Ice shelf calving due to shear stresses: observing the response of Brunt Ice Shelf and Halloween Crack to iceberg calving using ICESat-2 laser altimetry, satellite imagery, and ice flow models

Full-thickness ice shelf fractures, known as rifts, create tabular icebergs that can reduce ice shelf extent and thereby jeopardize overall marine ice sheet stability. Low confidence in the scientific understanding of ice shelf calving processes results in uncertainties in ice sheet evolution. Here, we investigate rift evolution and calving on the Brunt Ice Shelf, East Antarctica, using ICESat-2 laser altimetry, on-ice Global Navigation Satellite System receivers, satellite imagery, and ice flow models.

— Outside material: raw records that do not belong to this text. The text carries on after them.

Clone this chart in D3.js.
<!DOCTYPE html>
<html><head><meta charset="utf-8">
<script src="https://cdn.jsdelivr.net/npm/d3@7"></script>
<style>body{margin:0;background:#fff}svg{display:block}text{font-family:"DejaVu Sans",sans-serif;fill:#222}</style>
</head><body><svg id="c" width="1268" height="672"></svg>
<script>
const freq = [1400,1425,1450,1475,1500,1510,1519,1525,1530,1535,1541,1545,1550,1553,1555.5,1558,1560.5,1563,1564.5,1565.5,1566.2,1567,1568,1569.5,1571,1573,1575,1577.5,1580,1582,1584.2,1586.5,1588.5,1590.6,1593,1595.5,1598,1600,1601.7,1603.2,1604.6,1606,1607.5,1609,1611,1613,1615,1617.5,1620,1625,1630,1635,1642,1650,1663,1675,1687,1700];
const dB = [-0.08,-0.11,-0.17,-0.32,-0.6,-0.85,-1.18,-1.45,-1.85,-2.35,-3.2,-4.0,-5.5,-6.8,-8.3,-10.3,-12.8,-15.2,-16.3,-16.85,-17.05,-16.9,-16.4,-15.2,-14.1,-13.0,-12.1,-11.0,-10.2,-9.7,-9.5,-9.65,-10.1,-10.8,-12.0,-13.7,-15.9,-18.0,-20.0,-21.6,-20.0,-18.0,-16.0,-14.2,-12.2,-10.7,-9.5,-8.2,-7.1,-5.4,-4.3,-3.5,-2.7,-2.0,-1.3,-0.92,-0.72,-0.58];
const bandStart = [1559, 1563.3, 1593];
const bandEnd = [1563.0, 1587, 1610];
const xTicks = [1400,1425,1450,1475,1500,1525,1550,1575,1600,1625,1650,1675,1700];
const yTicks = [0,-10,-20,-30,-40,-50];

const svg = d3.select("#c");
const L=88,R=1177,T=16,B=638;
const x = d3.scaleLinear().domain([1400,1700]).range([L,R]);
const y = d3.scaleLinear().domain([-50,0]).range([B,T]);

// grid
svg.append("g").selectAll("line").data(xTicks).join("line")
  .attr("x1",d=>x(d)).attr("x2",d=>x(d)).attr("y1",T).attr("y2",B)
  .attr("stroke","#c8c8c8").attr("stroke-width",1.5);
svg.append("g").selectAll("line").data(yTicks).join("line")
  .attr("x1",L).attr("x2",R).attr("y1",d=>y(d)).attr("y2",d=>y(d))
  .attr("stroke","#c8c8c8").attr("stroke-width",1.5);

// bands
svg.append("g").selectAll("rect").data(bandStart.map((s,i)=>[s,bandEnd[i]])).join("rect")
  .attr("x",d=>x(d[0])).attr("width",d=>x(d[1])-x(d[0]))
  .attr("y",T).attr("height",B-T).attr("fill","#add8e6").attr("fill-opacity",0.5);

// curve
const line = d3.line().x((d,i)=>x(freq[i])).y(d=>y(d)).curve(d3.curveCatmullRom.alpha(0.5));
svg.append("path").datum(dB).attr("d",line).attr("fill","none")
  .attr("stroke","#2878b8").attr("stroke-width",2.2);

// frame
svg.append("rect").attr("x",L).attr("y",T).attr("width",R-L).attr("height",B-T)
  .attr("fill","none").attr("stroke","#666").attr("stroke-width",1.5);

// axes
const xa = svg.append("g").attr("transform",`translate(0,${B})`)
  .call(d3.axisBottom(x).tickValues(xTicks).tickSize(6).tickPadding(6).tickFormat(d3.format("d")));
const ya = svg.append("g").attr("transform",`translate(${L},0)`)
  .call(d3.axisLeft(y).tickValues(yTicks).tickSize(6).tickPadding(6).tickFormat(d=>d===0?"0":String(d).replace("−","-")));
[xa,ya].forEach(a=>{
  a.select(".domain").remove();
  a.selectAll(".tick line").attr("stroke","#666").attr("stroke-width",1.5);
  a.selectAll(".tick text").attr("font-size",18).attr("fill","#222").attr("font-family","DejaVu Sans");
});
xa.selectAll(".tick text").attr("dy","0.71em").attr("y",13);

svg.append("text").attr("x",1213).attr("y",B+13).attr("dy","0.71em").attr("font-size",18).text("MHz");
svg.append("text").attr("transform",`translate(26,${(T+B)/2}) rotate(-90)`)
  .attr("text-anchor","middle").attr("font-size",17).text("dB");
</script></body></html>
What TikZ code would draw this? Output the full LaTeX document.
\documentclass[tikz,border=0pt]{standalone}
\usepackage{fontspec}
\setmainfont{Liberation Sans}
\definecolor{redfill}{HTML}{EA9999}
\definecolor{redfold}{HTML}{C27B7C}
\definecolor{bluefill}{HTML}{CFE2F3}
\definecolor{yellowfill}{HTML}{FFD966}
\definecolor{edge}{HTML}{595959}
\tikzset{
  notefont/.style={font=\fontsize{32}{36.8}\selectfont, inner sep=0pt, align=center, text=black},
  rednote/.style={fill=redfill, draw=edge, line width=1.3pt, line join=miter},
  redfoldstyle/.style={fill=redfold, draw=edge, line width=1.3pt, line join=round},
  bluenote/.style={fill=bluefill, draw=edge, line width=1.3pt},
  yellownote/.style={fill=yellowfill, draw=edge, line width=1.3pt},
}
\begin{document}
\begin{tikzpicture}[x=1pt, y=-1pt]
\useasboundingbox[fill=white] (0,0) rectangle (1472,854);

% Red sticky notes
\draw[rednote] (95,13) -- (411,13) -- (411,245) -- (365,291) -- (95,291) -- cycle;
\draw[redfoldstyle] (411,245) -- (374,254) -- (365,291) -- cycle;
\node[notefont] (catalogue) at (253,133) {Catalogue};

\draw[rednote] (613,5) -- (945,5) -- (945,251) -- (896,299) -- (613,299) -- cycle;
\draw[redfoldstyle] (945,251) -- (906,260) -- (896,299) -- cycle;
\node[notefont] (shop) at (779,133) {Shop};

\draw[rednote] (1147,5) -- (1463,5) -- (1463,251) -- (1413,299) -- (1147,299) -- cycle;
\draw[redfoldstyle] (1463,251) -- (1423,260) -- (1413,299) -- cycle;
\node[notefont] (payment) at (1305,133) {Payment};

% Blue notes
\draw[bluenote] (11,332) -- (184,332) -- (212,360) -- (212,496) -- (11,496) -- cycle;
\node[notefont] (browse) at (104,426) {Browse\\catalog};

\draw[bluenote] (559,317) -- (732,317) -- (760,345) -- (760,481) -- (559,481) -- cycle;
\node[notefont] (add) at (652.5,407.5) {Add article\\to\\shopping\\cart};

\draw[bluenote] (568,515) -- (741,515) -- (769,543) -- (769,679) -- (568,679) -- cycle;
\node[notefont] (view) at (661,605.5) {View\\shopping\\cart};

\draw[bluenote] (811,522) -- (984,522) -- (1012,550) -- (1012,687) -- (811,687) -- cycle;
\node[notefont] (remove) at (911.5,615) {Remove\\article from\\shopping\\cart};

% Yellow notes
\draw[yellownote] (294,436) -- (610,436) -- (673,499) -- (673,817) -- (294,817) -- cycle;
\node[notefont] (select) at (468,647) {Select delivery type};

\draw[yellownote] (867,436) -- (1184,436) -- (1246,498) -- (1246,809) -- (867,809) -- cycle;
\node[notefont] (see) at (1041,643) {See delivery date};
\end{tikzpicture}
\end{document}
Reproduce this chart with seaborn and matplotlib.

We find that shear stresses played a decisive role in rift propagation, widening, calving, and stabilization during the period surrounding the calving of Iceberg A-74 from the North Rift on the Brunt Ice Shelf. The North Rift propagated along a fracture path that was optimally oriented to maximize shear stresses. Following the calving of A-74, reduced contact with local pinning points at the McDonald Ice Rumples reduced shear stresses and the opening rate of the Halloween Crack. We use historical observations and satellite imagery to investigate the calving cycle and demonstrate that the calving of Iceberg A-74 closely mimics previous calving events. Shear stresses likely play a role in tabular iceberg calving events on other ice shelves. Yet horizontal shear stresses are in the null space of most ice shelf calving laws. We propose modifications to widely used calving laws that improve their sensitivity to the shearing mode of fracture.